There is an appetite for learning about food. This likely explains the burgeoning market for food-related books, almost all of which are historical in nature but relatively few of them are actually written by historians. (To say nothing of Gastropod, which looks “at food through the lens of history and science.”) Other than a handful of exceptions like those listed above, two broad groups of people write these books: journalists and scientists. Both make sense. Journalism is where a lot of food writing takes place and books are a logical extension of this form in much the same way that science journalists turn their reportage into books. Thus you get Jonathan Kauffman’s Hippie Food and Daniel Stone’s The Food Explorer. Scientists, on the other hand, have multiple points of entry. Food involves at minimum chemistry, biology, and agronomy, so books like Cheese and Culture (Paul Kindstedt, a chemist and food technologist) and Sourdough Culture (Eric Pallant, an environmental scientist) are natural extensions of these disciplines.
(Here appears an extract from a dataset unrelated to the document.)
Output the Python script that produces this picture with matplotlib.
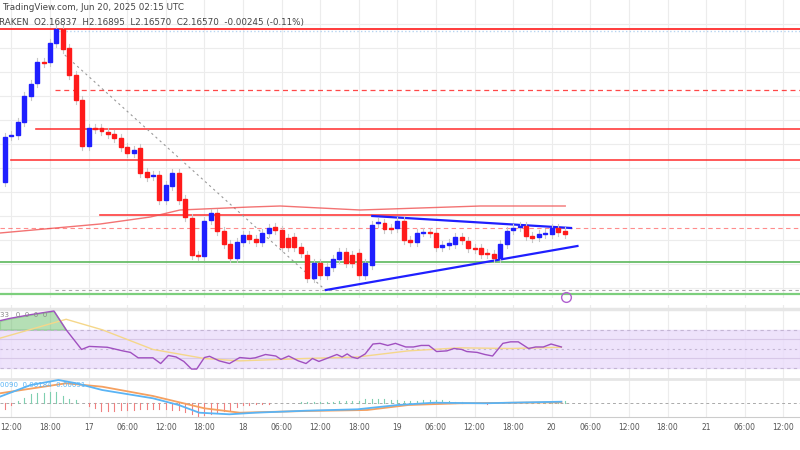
import numpy as np
import matplotlib.pyplot as plt
from matplotlib.patches import Rectangle

# --- candles (price level read in chart pixels, smaller = higher) ---
opens = [182, 136, 135, 122, 96, 83, 62, 62, 43, 29, 48, 75, 100, 146, 128, 128, 132, 134, 138, 147,
         153, 148, 172, 176, 175, 200, 186, 173, 199, 218, 255, 256, 220, 213, 231, 244, 258, 242, 235, 239,
         242, 233, 227, 230, 238, 237, 247, 255, 278, 263, 275, 267, 259, 252, 255, 253, 275, 265, 223, 223,
         228, 228, 221, 240, 242, 232, 232, 233, 247, 245, 244, 237, 241, 248, 248, 253, 254, 258, 244, 230,
         227, 226, 236, 237, 234, 234, 228, 231]
closes = [137, 135, 122, 96, 84, 62, 63, 43, 29, 49, 75, 100, 146, 128, 129, 131, 134, 138, 147, 153,
          150, 173, 177, 175, 200, 185, 173, 200, 217, 255, 256, 221, 213, 231, 244, 258, 242, 235, 239, 242,
          233, 228, 230, 247, 247, 247, 253, 278, 263, 275, 267, 259, 252, 263, 263, 275, 263, 225, 222, 229,
          229, 221, 240, 242, 233, 232, 233, 247, 245, 243, 237, 240, 248, 249, 254, 254, 258, 244, 231, 228,
          226, 236, 238, 234, 233, 228, 232, 234]

ma_x = [-0.8, 14.8, 22.6, 27.2, 38.1, 42.8, 55.2, 73.9, 87.1]
ma_y = [233, 224, 217, 210, 207, 206, 210, 206, 206]

rsi_x = [-0.8, 0.8, 4, 7.6, 9.5, 11.9, 13.1, 15.9, 18.3, 19.5, 20.7, 23, 24.2, 25.4, 26.6, 27.8, 29, 29.8,
         31, 31.8, 33.3, 34.9, 36.5, 38.1, 38.9, 40.5, 42.1, 42.9, 44.1, 45.6, 46.8, 47.8, 48.8, 50, 51.6,
         52.4, 53.2, 53.9, 54.8, 56, 57.2, 58.3, 59.5, 60.7, 62.3, 63.5, 64.7, 65.9, 67.1, 68.7, 69.8, 71,
         71.8, 73.4, 74.6, 75.8, 77.4, 78.6, 79.8, 81.4, 82.5, 83.7, 84.9, 86.5]
rsi_v = [79.5, 82, 85.9, 89.7, 70, 49.3, 52.5, 51.6, 47.8, 46.2, 40.5, 40.5, 34.5, 43, 41.4, 36.7, 28.7, 28.7,
         40.8, 42.1, 37.3, 34.5, 40.8, 39.8, 40.5, 44, 42.4, 38.9, 42.4, 37.3, 34.5, 39.8, 36.7, 39.8, 44,
         41.4, 44.6, 41.4, 39.8, 44.6, 55, 55.7, 53.5, 55.7, 51.9, 51.9, 53.5, 53.5, 47.1, 47.8, 50.3, 49.3,
         47.1, 46.2, 44, 42.4, 55.7, 57.3, 57.3, 50.3, 51.9, 51.9, 55, 51.9]
rsima_x = [-0.8, 9.5, 15.1, 23, 31, 36.5, 46.8, 54.8, 62.7, 70.6, 78.6, 86.5]
rsima_v = [61.1, 81, 70, 49.3, 39.8, 37.3, 39.8, 41.4, 47.8, 51, 50.3, 51.6]

macd_x = [-0.8, 4, 8.3, 11.1, 15.1, 23, 27, 30.2, 34.9, 38.9, 46.8, 54.8, 61.1, 66.7, 74.6, 78.6, 86.5]
macd_y = [396.7, 385, 380, 383.3, 390, 398.3, 405, 412.7, 414.3, 412.7, 410.7, 409.3, 405, 402.7, 403.3, 402.7, 401.7]
sig_x = [-0.8, 9.5, 15.1, 23, 31, 36.5, 46.8, 56.3, 62.7, 70.6, 86.5]
sig_y = [393.3, 383.3, 386.7, 396, 408.3, 412.7, 411, 410, 405, 403.3, 402.3]

tick_pos = [1 + 6 * k for k in range(21)]
tick_lab = ['12:00', '18:00', '17', '06:00', '12:00', '18:00', '18', '06:00', '12:00', '18:00', '19',
            '06:00', '12:00', '18:00', '20', '06:00', '12:00', '18:00', '21', '06:00', '12:00']

BLUE, RED = '#1f1fff', '#ff1a1a'
XL = (-0.78, 123.6)
fig = plt.figure(figsize=(8, 4.5), dpi=100)
ax = fig.add_axes([0, 152 / 450, 1, 298 / 450])
rx = fig.add_axes([0, 72 / 450, 1, 73 / 450])
mx = fig.add_axes([0, 33 / 450, 1, 39 / 450])
for a in (ax, rx, mx):
    a.set_xlim(*XL)
    for s in a.spines.values():
        s.set_visible(False)
    a.set_yticks([])
    for t in tick_pos:
        a.axvline(t, color='#ececec', lw=0.8, zorder=0)

ax.set_ylim(298, 0)
ax.set_xticks([])
for gy in range(24, 298, 24):
    ax.axhline(gy, color='#ececec', lw=0.8, zorder=0)

# levels
ax.axhline(29, color=RED, lw=1.2)
ax.plot([7.8, 124], [30.5, 30.5], color='#b8d4f0', lw=1, ls=':')
ax.plot([7.8, 124], [90, 90], color=RED, lw=0.9, ls=(0, (4, 3)), alpha=0.8)
ax.plot([4.8, 124], [129, 129], color=RED, lw=1.2, alpha=0.85)
ax.plot([0.9, 124], [160, 160], color=RED, lw=1.2, alpha=0.85)
ax.plot([14.8, 124], [215, 215], color=RED, lw=1.2, alpha=0.85)
ax.axhline(228, color=RED, lw=0.8, ls=(0, (4, 3)), alpha=0.5)
ax.axhline(262, color='#5cb85c', lw=1.2)
ax.plot([7.8, 124], [290, 290], color='#aaaaaa', lw=0.8, ls=(0, (3, 3)))
ax.axhline(294, color='#7ccf7c', lw=1.6)
ax.plot([9.3, 49.8], [55, 290], color='#999999', lw=0.8, ls=(0, (2, 3)))
ax.plot(ma_x, ma_y, color='#f05050', lw=1, alpha=0.8)
ax.plot([57.1, 88], [216, 228], color=BLUE, lw=1.6)
ax.plot([49.9, 89], [290, 246], color=BLUE, lw=1.6)

for i, (o, c) in enumerate(zip(opens, closes)):
    col = BLUE if c <= o else RED
    top, bot = min(o, c), max(o, c)
    ax.plot([i, i], [top - 4, bot + 4], color='#c8c8c8', lw=0.8, zorder=2)
    ax.add_patch(Rectangle((i - 0.31, top), 0.62, max(bot - top, 1.2), color=col, zorder=3))

ax.text(-0.5, 7, 'TradingView.com, Jun 20, 2025 02:15 UTC', fontsize=6.3, color='#444444', va='center')
ax.text(-0.9, 22, 'RAKEN  O2.16837  H2.16895  L2.16570  C2.16570  -0.00245 (-0.11%)',
        fontsize=6.3, color='#444444', va='center')
ax.plot([87.2], [297], marker='o', ms=7, mfc='none', mec='#b060d0', mew=1, clip_on=False)

# RSI panel
rx.set_ylim(19.3, 96)
rx.set_xticks([])
rx.axhspan(30, 70, color='#eadcfb', alpha=0.8, zorder=0)
for lv, ls in ((70, (0, (3, 3))), (30, (0, (3, 3))), (50, (0, (2, 3)))):
    rx.axhline(lv, color='#c4b6d4', lw=0.8, ls=ls)
rx.axhline(60, color='#d8c8e8', lw=0.8)
rx.axhline(40, color='#d8c8e8', lw=0.8)
rx.axhline(92, color='#e6e6e6', lw=2.5)
rv = np.array(rsi_v)
rx.fill_between(rsi_x, 70, rv, where=rv >= 70, interpolate=True, color='#5cb85c', alpha=0.45)
rx.plot(rsima_x, rsima_v, color='#f5d78a', lw=1)
rx.plot(rsi_x, rsi_v, color='#a050c0', lw=1)
rx.text(-0.8, 85, '33   0  0  0  0', fontsize=5, color='#888888', va='center')

# MACD panel
mx.set_ylim(417, 378)
mx.axhline(403, color='#aaaaaa', lw=0.7, ls=(0, (3, 3)))
mx.axhline(378.5, color='#e6e6e6', lw=2)
grid = np.arange(0, 88)
hist = (np.interp(grid, macd_x, macd_y) - np.interp(grid, sig_x, sig_y)) * 2.5
for i, h in zip(grid, hist):
    mx.plot([i, i], [403, 403 + h], color='#f08080' if h > 0 else '#7fcfb0', lw=0.8)
mx.plot(sig_x, sig_y, color='#f5a060', lw=1.3)
mx.plot(macd_x, macd_y, color='#5ab4f5', lw=1.3)
mx.text(-0.8, 385, '0090  0.00184  0.00091', fontsize=5, color='#5ab4f5', va='center')
mx.spines['bottom'].set_visible(True)
mx.spines['bottom'].set_color('#cccccc')
mx.set_xticks(tick_pos)
mx.set_xticklabels(tick_lab, fontsize=5.5, color='#555555')
mx.tick_params(axis='x', length=0, pad=4)

fig.savefig('out.png', dpi=100)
After all, the Global Sourdough Project at North Carolina State University belongs to the Ecology Department.

These are all fascinating projects, but their history is, to put it nicely, wildly inconsistent. I will write a full post of Eric Pallant’s Sourdough Culture later this week, but it can stand in as an example here since I just finished reading it.

Pallant is telling a particular story about trying to trace the origins of his Cripple Creek starter, in much the same way that Kindstedt’s book follows a particular arc for cheese and Balinska’s book largely treats New York bagels as normative until starting a discussion of how the Lender’s company took the bagel mainstream. What Pallant does here is blend the story of learning about his starter with a longer discussion of attitudes toward sourdough breads. In this second objective, his discussion of the transition to industrial bread was particularly fascinating. Not coincidentally, this was also a topic that had served as the basis of a Fulbright project. By contrast, other parts of his historical discussion weaker and included a few turns of phrase that made me physically wince.

Sourdough Culture is not the sort of book designed to have a comprehensive bibliography and a review of the references revealed omissions that could have strengthened the book. At the same time, though, I found myself reflecting on how at least some of the limitations reflect the contours of the existing scholarship, meaning that Egypt and Rome are better represented than was Greece. This is understandable, at least to an extent; Pallant is not an ancient historian. However, it did lead him to give Greek in particular only cursory treatment when there is a more compelling to story to tell there.

I like these books, broadly speaking, and am not at all saying that scientists and journalists need to stop writing about historical food. However, when historians pass the responsibility for writing about historical food to non-historians then they forfeit the right to complain when their historical periods get misrepresented.

Providing material for scientists to improve their books is just a side benefit. Food offers insight into a whole range of historical topics, from gender roles, to cultural values, to turns of phrase, to economic and political systems. Food also provides opportunities for historical work to be interdisciplinary in the best ways possible. Not every scholar needs to start studying food, of course. But where food’s ubiquity may make it seem banal, the very fact that food (or its absence) is intimately connected to every single person’s daily existence means that it is threaded into every historical time and place, if we’re only willing to look for it.